The amount drawn from the revaluation reserve cannot form part of book profits and will have to be reduced. However, if it had been added back in the year in which the revaluation amount was debited in the accounts for arriving at the book profits, it cannot be excluded from book profits, Indo Rama Synthetics Ltd, 330 ITR 363 (SC).

Diminution in Value of Assets

Steriplate (P) Ltd had made a provision of Rs 91,80,973 towards diminution in the value of investments and computed nil book profits for purpose of Section 115JB.
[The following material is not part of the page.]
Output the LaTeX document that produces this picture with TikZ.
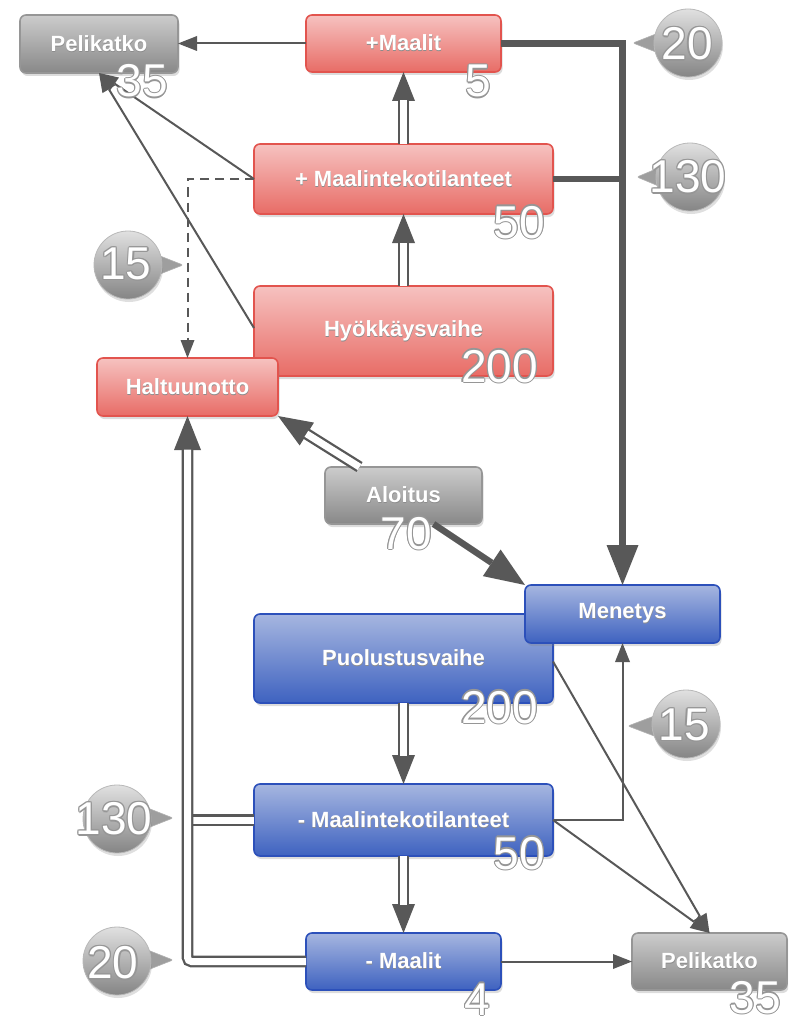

The claim was disallowed. The Punjab and Haryana High Court pointed out that there has been retrospective amendment with effect from April 1, 2001, made by Finance (No.2) Act, 2009, under which such provisions will not go to reduce book profits. Explanation 1 to Section 115 JB (2) clarifies the law in this regard 338 ITR 547.

Bad and Doubtful Debts

The question whether the provision for bad and doubtful debts should or should not be added back to book profits for the purpose of computation under Section 115JB is still hanging fire. The Supreme Court had held that such provision cannot be added back 305 ITR 409 (SC). It was relying on its own ruling in the Apollo Tyre's case.

However, the law was amended with retrospective effect from April 1, 2001, by Finance (No.2) Act, 2009. The question whether the provision for bad and doubtful debts will be hit by the amended law is now being considered afresh by the department on directions from the Punjab and Haryana High Court in 338 ITR 614 Also see CIT vs. Ilpea Paramount P. Ltd, 336 ITR 54 (Delhi) in favour of Revenue.

Set Off of Past Losses

Setting off past losses is a statutory right. Even if the losses are wiped off because of reduction in share capital, the right to set off past losses from book profits cannot be denied.

What is carried forward in the preceding year should be available for set off in the current year in computing book profits CIT vs. Sumi Motherson Innovative Engineering Ltd, 336 ITR 321 (Delhi).

There are never ending controversies in the computation of book profits. Will the DTC enact provisions that will rid the computation of all controversies? That will call for synchronisation of tax law with company law. Too tall an order!